By Brian Festa, Esq.
Vice-President & Co-Founder
We The Patriots USA, Inc.

Published January 23, 2023

Just about two weeks ago, I spoke at the school board meeting in Caldwell, Idaho, where the district is proposing a new policy that would allow children in schools to use restroom and locker room facilities that “correspond to the gender identity they consistently express at school.”  It should not be surprising that in a state like Idaho, and in a county like Canyon, this policy was met with massive and stern resistance.  It is estimated that nearly 1,000 people turned out for the the meeting, although only a handful of attendees were allowed to speak before Board Comrade Chair Marisela Pesina abruptly shut down the meeting while Senator Chris Trakel (R-Caldwell) was voicing his opposition to the policy, and just after students speaking in support of the policy (one curiously bearing Pesina’s surname) were permitted to speak without interruption.
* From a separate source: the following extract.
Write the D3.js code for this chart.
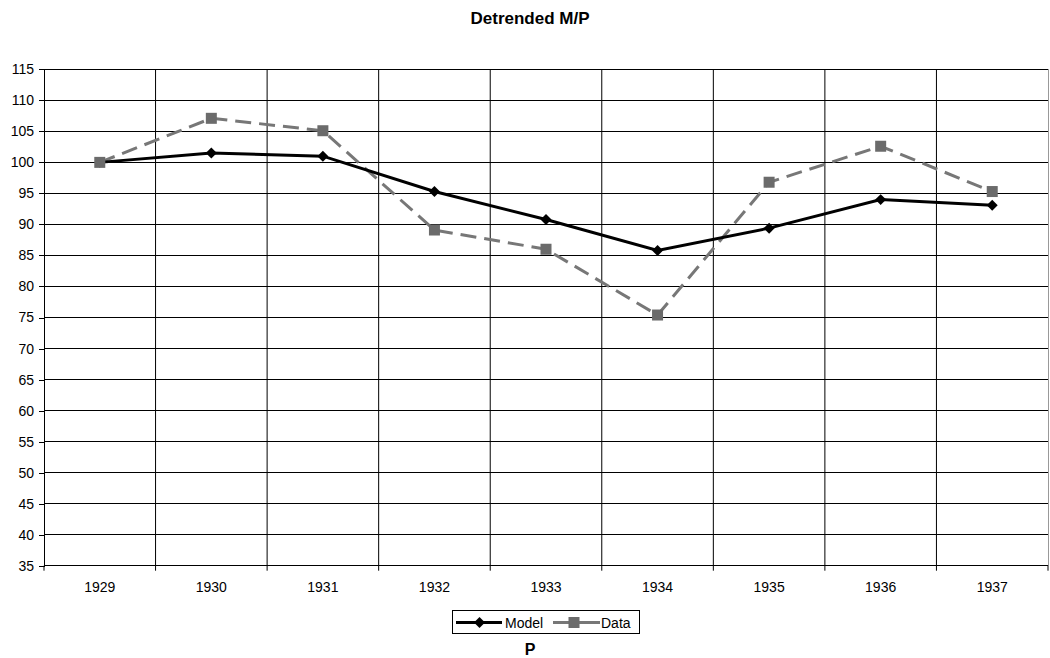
<!DOCTYPE html>
<html>
<head>
<meta charset="utf-8">
<script src="https://cdn.jsdelivr.net/npm/d3@7"></script>
<style>
  html, body { margin: 0; padding: 0; background: #fff; }
  svg { display: block; font-family: "Liberation Sans", Arial, sans-serif; }
</style>
</head>
<body>
<svg id="chart" width="1050" height="658"></svg>
<script>
// Detrended real money balances, model vs. data, 1929-1937
const years = ["1929", "1930", "1931", "1932", "1933", "1934", "1935", "1936", "1937"];
const modelValues = [100, 101.5, 101.0, 95.3, 90.8, 85.8, 89.4, 94.0, 93.1];
const dataValues = [100, 107.1, 105.1, 89.1, 86.0, 75.4, 96.8, 102.6, 95.3];
const yTicks = d3.range(35, 116, 5);
const seriesNames = ["Model", "Data"];

const svg = d3.select("#chart");
const plot = { left: 44, right: 1048, top: 69.3, bottom: 565.7 };

const x = d3.scaleBand().domain(years).range([plot.left, plot.right]);
const y = d3.scaleLinear().domain([35, 115]).range([plot.bottom, plot.top]);
const cx = d => x(d) + x.bandwidth() / 2;

// Title
svg.append("text")
  .attr("x", 530).attr("y", 23.5)
  .attr("text-anchor", "middle")
  .style("font-size", "17px").style("font-weight", "bold")
  .text("Detrended M/P");

// Plot frame
svg.append("rect")
  .attr("x", plot.left).attr("y", plot.top)
  .attr("width", plot.right - plot.left).attr("height", plot.bottom - plot.top)
  .attr("fill", "none").attr("stroke", "#999").attr("stroke-width", 1)
  .attr("shape-rendering", "crispEdges");

// Horizontal gridlines
svg.append("g").selectAll("line")
  .data(yTicks.filter(t => t > 35))
  .join("line")
  .attr("x1", plot.left).attr("x2", plot.right)
  .attr("y1", d => y(d)).attr("y2", d => y(d))
  .attr("stroke", "#000").attr("stroke-width", 1)
  .attr("shape-rendering", "crispEdges");

// Vertical gridlines at category boundaries
svg.append("g").selectAll("line")
  .data(years.slice(1))
  .join("line")
  .attr("x1", d => x(d)).attr("x2", d => x(d))
  .attr("y1", plot.top).attr("y2", plot.bottom)
  .attr("stroke", "#000").attr("stroke-width", 1);

// Y axis
const yAxis = svg.append("g")
  .attr("transform", `translate(${plot.left},0)`)
  .call(d3.axisLeft(y).tickValues(yTicks).tickSize(5).tickPadding(5));
yAxis.select(".domain").attr("stroke", "#000").attr("shape-rendering", "crispEdges");
yAxis.selectAll(".tick line").attr("stroke", "#000").attr("shape-rendering", "crispEdges");
yAxis.selectAll("text").style("font-size", "14px").attr("fill", "#000")
  .attr("font-family", "Liberation Sans, Arial, sans-serif");

// X axis with ticks at category boundaries
const xAxis = svg.append("g")
  .attr("transform", `translate(0,${plot.bottom})`);
xAxis.append("line")
  .attr("x1", plot.left).attr("x2", plot.right)
  .attr("stroke", "#000").attr("shape-rendering", "crispEdges");
xAxis.selectAll("line.tk")
  .data(years.concat(["end"]))
  .join("line").attr("class", "tk")
  .attr("x1", (d, i) => plot.left + i * x.bandwidth())
  .attr("x2", (d, i) => plot.left + i * x.bandwidth())
  .attr("y1", 0).attr("y2", 5)
  .attr("stroke", "#000");
xAxis.selectAll("text")
  .data(years)
  .join("text")
  .attr("x", d => cx(d)).attr("y", 26)
  .attr("text-anchor", "middle")
  .style("font-size", "14px")
  .text(d => d);

// Series lines
const line = d3.line().x((d, i) => cx(years[i])).y(d => y(d));

svg.append("path")
  .datum(dataValues)
  .attr("d", line)
  .attr("fill", "none").attr("stroke", "#777").attr("stroke-width", 3)
  .attr("stroke-dasharray", "16,8");

svg.append("path")
  .datum(modelValues)
  .attr("d", line)
  .attr("fill", "none").attr("stroke", "#000").attr("stroke-width", 3);

// Markers: black diamonds for the model, grey squares for the data
const diamondPath = d3.symbol().type(d3.symbolSquare).size(60);
svg.append("g").selectAll("path")
  .data(modelValues)
  .join("path")
  .attr("d", diamondPath)
  .attr("transform", (d, i) => `translate(${cx(years[i])},${y(d)}) rotate(45)`)
  .attr("fill", "#000");

svg.append("g").selectAll("rect")
  .data(dataValues)
  .join("rect")
  .attr("x", (d, i) => cx(years[i]) - 5.5)
  .attr("y", d => y(d) - 5.5)
  .attr("width", 11).attr("height", 11)
  .attr("fill", "#6b6b6b");

// Legend
const legend = svg.append("g");
legend.append("rect")
  .attr("x", 452).attr("y", 610.5).attr("width", 187).attr("height", 23)
  .attr("fill", "#fff").attr("stroke", "#000").attr("stroke-width", 1)
  .attr("shape-rendering", "crispEdges");
const legY = 622.5;
legend.append("line")
  .attr("x1", 456).attr("x2", 502).attr("y1", legY).attr("y2", legY)
  .attr("stroke", "#000").attr("stroke-width", 3);
legend.append("path")
  .attr("d", diamondPath)
  .attr("transform", `translate(479.5,${legY}) rotate(45)`)
  .attr("fill", "#000");
legend.append("text")
  .attr("x", 505).attr("y", legY + 5)
  .style("font-size", "14px")
  .text(seriesNames[0]);
legend.append("line")
  .attr("x1", 553).attr("x2", 600).attr("y1", legY).attr("y2", legY)
  .attr("stroke", "#777").attr("stroke-width", 3);
legend.append("rect")
  .attr("x", 574 - 5.5).attr("y", legY - 5.5).attr("width", 11).attr("height", 11)
  .attr("fill", "#6b6b6b");
legend.append("text")
  .attr("x", 601).attr("y", legY + 5)
  .style("font-size", "14px")
  .text(seriesNames[1]);

// X axis title
svg.append("text")
  .attr("x", 530).attr("y", 655)
  .attr("text-anchor", "middle")
  .style("font-size", "16px").style("font-weight", "bold")
  .text("P");
</script>
</body>
</html>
While the majority speaking in opposition were concerned about boys changing in girls’ locker rooms and vice versa, my concern ran to a deeper, more fundamental problem with this policy.  Even if gender-fluid locker rooms and restrooms were taken out of the equation, the policy would still stand in gross violation of the United States Constitution.  At the very least, three clauses of the First Amendment are violated by the policy’s mandate that “in the course of ordinary school interactions and communication, District staff shall use the name and pronouns consistently expressed by the student at school, regardless of the student’s legal name and sex.”  The first three clauses of the First Amendment, known as the “Establishment Clause”, the “Free Exercise Clause”, and the “Free Speech Clause”, respectively, read as follows:  “Congress shall make no law respecting an establishment of religion, or prohibiting the free exercise thereof; or abridging the freedom of speech…”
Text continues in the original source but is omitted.